▶ **DATA SECTION**:
★ ★ ★

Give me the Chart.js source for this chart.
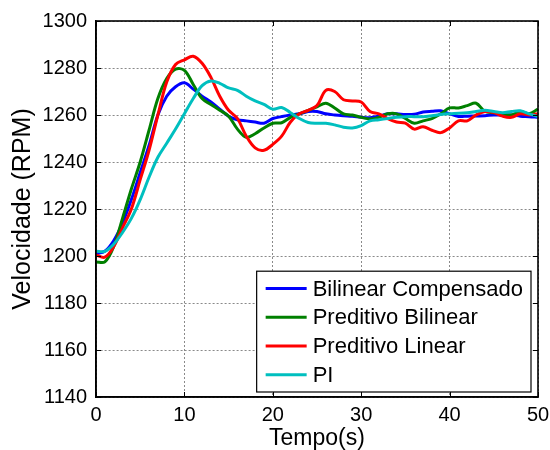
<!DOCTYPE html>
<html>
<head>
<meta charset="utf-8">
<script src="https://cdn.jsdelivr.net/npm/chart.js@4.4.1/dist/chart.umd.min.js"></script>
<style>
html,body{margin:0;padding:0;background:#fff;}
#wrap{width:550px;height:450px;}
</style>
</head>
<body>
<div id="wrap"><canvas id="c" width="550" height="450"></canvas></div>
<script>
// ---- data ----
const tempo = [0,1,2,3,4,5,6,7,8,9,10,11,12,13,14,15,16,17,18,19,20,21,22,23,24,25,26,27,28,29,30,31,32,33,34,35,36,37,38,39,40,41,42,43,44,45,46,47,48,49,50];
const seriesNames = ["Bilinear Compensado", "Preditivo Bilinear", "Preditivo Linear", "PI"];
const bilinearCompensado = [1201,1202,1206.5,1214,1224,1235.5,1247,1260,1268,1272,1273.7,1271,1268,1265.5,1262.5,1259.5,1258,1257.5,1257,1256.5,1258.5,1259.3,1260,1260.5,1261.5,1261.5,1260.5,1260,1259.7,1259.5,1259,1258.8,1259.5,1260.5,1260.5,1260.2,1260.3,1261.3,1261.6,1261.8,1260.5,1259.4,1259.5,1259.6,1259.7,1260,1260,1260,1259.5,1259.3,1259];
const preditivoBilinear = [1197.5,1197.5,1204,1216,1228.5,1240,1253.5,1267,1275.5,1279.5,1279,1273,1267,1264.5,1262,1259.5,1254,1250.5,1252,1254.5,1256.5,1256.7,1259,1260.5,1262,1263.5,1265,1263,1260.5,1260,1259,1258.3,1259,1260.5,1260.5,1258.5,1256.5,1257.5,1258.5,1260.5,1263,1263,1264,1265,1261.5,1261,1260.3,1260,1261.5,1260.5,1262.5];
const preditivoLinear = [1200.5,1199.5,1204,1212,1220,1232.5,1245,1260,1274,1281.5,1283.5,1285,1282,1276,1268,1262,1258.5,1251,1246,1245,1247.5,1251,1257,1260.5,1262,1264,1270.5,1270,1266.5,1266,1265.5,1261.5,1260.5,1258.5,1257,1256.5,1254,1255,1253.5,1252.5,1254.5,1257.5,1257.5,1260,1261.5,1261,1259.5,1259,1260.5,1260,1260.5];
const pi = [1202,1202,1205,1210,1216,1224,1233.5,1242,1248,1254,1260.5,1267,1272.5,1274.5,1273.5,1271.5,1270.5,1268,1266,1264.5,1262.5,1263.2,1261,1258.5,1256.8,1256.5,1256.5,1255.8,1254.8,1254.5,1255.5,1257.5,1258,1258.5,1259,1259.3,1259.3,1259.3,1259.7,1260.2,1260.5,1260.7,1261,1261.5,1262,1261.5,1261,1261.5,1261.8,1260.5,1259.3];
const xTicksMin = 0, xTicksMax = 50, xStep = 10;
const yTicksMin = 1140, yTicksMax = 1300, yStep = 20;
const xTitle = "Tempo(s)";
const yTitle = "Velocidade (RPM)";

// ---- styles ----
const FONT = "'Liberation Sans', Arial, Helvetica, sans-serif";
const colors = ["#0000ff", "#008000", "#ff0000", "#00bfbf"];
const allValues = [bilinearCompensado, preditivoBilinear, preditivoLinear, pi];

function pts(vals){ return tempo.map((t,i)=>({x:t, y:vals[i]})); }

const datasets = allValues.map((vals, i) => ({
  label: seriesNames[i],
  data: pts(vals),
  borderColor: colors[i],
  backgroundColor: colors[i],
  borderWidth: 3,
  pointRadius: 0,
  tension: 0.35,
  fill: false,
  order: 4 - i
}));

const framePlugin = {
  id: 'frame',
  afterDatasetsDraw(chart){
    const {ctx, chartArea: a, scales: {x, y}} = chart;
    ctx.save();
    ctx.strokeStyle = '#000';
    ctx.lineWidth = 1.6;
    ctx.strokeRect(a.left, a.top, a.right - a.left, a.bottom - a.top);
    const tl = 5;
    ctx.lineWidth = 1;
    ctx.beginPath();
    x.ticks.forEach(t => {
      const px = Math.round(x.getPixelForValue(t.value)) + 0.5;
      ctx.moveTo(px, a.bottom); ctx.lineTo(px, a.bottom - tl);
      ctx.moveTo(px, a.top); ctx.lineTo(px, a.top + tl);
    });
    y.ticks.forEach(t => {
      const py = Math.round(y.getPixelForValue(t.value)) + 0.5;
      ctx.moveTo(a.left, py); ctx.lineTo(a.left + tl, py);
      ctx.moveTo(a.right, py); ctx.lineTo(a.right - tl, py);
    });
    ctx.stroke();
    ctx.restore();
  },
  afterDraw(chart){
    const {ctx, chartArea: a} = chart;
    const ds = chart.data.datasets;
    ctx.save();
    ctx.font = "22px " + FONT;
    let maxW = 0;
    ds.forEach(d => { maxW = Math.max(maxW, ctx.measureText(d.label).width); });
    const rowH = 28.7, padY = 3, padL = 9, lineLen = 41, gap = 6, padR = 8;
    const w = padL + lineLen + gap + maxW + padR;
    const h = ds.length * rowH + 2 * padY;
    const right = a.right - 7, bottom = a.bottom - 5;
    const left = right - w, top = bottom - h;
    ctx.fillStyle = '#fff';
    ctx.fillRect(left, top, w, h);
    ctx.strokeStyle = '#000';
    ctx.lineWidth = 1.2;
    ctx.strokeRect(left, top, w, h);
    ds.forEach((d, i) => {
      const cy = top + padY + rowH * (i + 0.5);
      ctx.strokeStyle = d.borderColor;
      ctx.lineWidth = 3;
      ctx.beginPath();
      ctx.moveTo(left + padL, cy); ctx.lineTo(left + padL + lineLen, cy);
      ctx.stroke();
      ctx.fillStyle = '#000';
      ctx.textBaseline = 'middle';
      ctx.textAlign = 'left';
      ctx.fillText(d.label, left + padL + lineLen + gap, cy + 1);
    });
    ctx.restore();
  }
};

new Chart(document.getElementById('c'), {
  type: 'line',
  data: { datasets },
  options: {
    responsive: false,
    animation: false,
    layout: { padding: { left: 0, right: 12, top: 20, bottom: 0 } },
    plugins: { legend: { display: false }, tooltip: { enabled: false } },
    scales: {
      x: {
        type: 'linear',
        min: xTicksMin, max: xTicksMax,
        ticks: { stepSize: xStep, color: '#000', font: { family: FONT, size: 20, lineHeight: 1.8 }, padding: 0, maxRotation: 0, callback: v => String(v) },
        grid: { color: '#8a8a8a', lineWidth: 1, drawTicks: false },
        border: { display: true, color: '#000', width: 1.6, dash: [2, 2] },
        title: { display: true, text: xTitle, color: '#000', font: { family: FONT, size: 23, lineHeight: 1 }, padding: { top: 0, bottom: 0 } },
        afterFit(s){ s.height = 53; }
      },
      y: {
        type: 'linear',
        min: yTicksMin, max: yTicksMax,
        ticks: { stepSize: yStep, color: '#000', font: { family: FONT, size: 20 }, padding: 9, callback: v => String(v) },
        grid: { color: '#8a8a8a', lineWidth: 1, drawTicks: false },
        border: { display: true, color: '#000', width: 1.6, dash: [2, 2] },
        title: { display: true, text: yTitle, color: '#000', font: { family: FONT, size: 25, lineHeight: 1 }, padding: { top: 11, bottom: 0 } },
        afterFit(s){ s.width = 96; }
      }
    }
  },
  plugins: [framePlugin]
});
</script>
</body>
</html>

★ ★ ★

▶ **SET EXERCISE**: Repeat the listing above exactly, with no pictures.

▶ **SOLUTION TO THIS TASK**:
Give me the Chart.js source for this chart.
<!DOCTYPE html>
<html>
<head>
<meta charset="utf-8">
<script src="https://cdn.jsdelivr.net/npm/chart.js@4.4.1/dist/chart.umd.min.js"></script>
<style>
html,body{margin:0;padding:0;background:#fff;}
#wrap{width:550px;height:450px;}
</style>
</head>
<body>
<div id="wrap"><canvas id="c" width="550" height="450"></canvas></div>
<script>
// ---- data ----
const tempo = [0,1,2,3,4,5,6,7,8,9,10,11,12,13,14,15,16,17,18,19,20,21,22,23,24,25,26,27,28,29,30,31,32,33,34,35,36,37,38,39,40,41,42,43,44,45,46,47,48,49,50];
const seriesNames = ["Bilinear Compensado", "Preditivo Bilinear", "Preditivo Linear", "PI"];
const bilinearCompensado = [1201,1202,1206.5,1214,1224,1235.5,1247,1260,1268,1272,1273.7,1271,1268,1265.5,1262.5,1259.5,1258,1257.5,1257,1256.5,1258.5,1259.3,1260,1260.5,1261.5,1261.5,1260.5,1260,1259.7,1259.5,1259,1258.8,1259.5,1260.5,1260.5,1260.2,1260.3,1261.3,1261.6,1261.8,1260.5,1259.4,1259.5,1259.6,1259.7,1260,1260,1260,1259.5,1259.3,1259];
const preditivoBilinear = [1197.5,1197.5,1204,1216,1228.5,1240,1253.5,1267,1275.5,1279.5,1279,1273,1267,1264.5,1262,1259.5,1254,1250.5,1252,1254.5,1256.5,1256.7,1259,1260.5,1262,1263.5,1265,1263,1260.5,1260,1259,1258.3,1259,1260.5,1260.5,1258.5,1256.5,1257.5,1258.5,1260.5,1263,1263,1264,1265,1261.5,1261,1260.3,1260,1261.5,1260.5,1262.5];
const preditivoLinear = [1200.5,1199.5,1204,1212,1220,1232.5,1245,1260,1274,1281.5,1283.5,1285,1282,1276,1268,1262,1258.5,1251,1246,1245,1247.5,1251,1257,1260.5,1262,1264,1270.5,1270,1266.5,1266,1265.5,1261.5,1260.5,1258.5,1257,1256.5,1254,1255,1253.5,1252.5,1254.5,1257.5,1257.5,1260,1261.5,1261,1259.5,1259,1260.5,1260,1260.5];
const pi = [1202,1202,1205,1210,1216,1224,1233.5,1242,1248,1254,1260.5,1267,1272.5,1274.5,1273.5,1271.5,1270.5,1268,1266,1264.5,1262.5,1263.2,1261,1258.5,1256.8,1256.5,1256.5,1255.8,1254.8,1254.5,1255.5,1257.5,1258,1258.5,1259,1259.3,1259.3,1259.3,1259.7,1260.2,1260.5,1260.7,1261,1261.5,1262,1261.5,1261,1261.5,1261.8,1260.5,1259.3];
const xTicksMin = 0, xTicksMax = 50, xStep = 10;
const yTicksMin = 1140, yTicksMax = 1300, yStep = 20;
const xTitle = "Tempo(s)";
const yTitle = "Velocidade (RPM)";

// ---- styles ----
const FONT = "'Liberation Sans', Arial, Helvetica, sans-serif";
const colors = ["#0000ff", "#008000", "#ff0000", "#00bfbf"];
const allValues = [bilinearCompensado, preditivoBilinear, preditivoLinear, pi];

function pts(vals){ return tempo.map((t,i)=>({x:t, y:vals[i]})); }

const datasets = allValues.map((vals, i) => ({
  label: seriesNames[i],
  data: pts(vals),
  borderColor: colors[i],
  backgroundColor: colors[i],
  borderWidth: 3,
  pointRadius: 0,
  tension: 0.35,
  fill: false,
  order: 4 - i
}));

const framePlugin = {
  id: 'frame',
  afterDatasetsDraw(chart){
    const {ctx, chartArea: a, scales: {x, y}} = chart;
    ctx.save();
    ctx.strokeStyle = '#000';
    ctx.lineWidth = 1.6;
    ctx.strokeRect(a.left, a.top, a.right - a.left, a.bottom - a.top);
    const tl = 5;
    ctx.lineWidth = 1;
    ctx.beginPath();
    x.ticks.forEach(t => {
      const px = Math.round(x.getPixelForValue(t.value)) + 0.5;
      ctx.moveTo(px, a.bottom); ctx.lineTo(px, a.bottom - tl);
      ctx.moveTo(px, a.top); ctx.lineTo(px, a.top + tl);
    });
    y.ticks.forEach(t => {
      const py = Math.round(y.getPixelForValue(t.value)) + 0.5;
      ctx.moveTo(a.left, py); ctx.lineTo(a.left + tl, py);
      ctx.moveTo(a.right, py); ctx.lineTo(a.right - tl, py);
    });
    ctx.stroke();
    ctx.restore();
  },
  afterDraw(chart){
    const {ctx, chartArea: a} = chart;
    const ds = chart.data.datasets;
    ctx.save();
    ctx.font = "22px " + FONT;
    let maxW = 0;
    ds.forEach(d => { maxW = Math.max(maxW, ctx.measureText(d.label).width); });
    const rowH = 28.7, padY = 3, padL = 9, lineLen = 41, gap = 6, padR = 8;
    const w = padL + lineLen + gap + maxW + padR;
    const h = ds.length * rowH + 2 * padY;
    const right = a.right - 7, bottom = a.bottom - 5;
    const left = right - w, top = bottom - h;
    ctx.fillStyle = '#fff';
    ctx.fillRect(left, top, w, h);
    ctx.strokeStyle = '#000';
    ctx.lineWidth = 1.2;
    ctx.strokeRect(left, top, w, h);
    ds.forEach((d, i) => {
      const cy = top + padY + rowH * (i + 0.5);
      ctx.strokeStyle = d.borderColor;
      ctx.lineWidth = 3;
      ctx.beginPath();
      ctx.moveTo(left + padL, cy); ctx.lineTo(left + padL + lineLen, cy);
      ctx.stroke();
      ctx.fillStyle = '#000';
      ctx.textBaseline = 'middle';
      ctx.textAlign = 'left';
      ctx.fillText(d.label, left + padL + lineLen + gap, cy + 1);
    });
    ctx.restore();
  }
};

new Chart(document.getElementById('c'), {
  type: 'line',
  data: { datasets },
  options: {
    responsive: false,
    animation: false,
    layout: { padding: { left: 0, right: 12, top: 20, bottom: 0 } },
    plugins: { legend: { display: false }, tooltip: { enabled: false } },
    scales: {
      x: {
        type: 'linear',
        min: xTicksMin, max: xTicksMax,
        ticks: { stepSize: xStep, color: '#000', font: { family: FONT, size: 20, lineHeight: 1.8 }, padding: 0, maxRotation: 0, callback: v => String(v) },
        grid: { color: '#8a8a8a', lineWidth: 1, drawTicks: false },
        border: { display: true, color: '#000', width: 1.6, dash: [2, 2] },
        title: { display: true, text: xTitle, color: '#000', font: { family: FONT, size: 23, lineHeight: 1 }, padding: { top: 0, bottom: 0 } },
        afterFit(s){ s.height = 53; }
      },
      y: {
        type: 'linear',
        min: yTicksMin, max: yTicksMax,
        ticks: { stepSize: yStep, color: '#000', font: { family: FONT, size: 20 }, padding: 9, callback: v => String(v) },
        grid: { color: '#8a8a8a', lineWidth: 1, drawTicks: false },
        border: { display: true, color: '#000', width: 1.6, dash: [2, 2] },
        title: { display: true, text: yTitle, color: '#000', font: { family: FONT, size: 25, lineHeight: 1 }, padding: { top: 11, bottom: 0 } },
        afterFit(s){ s.width = 96; }
      }
    }
  },
  plugins: [framePlugin]
});
</script>
</body>
</html>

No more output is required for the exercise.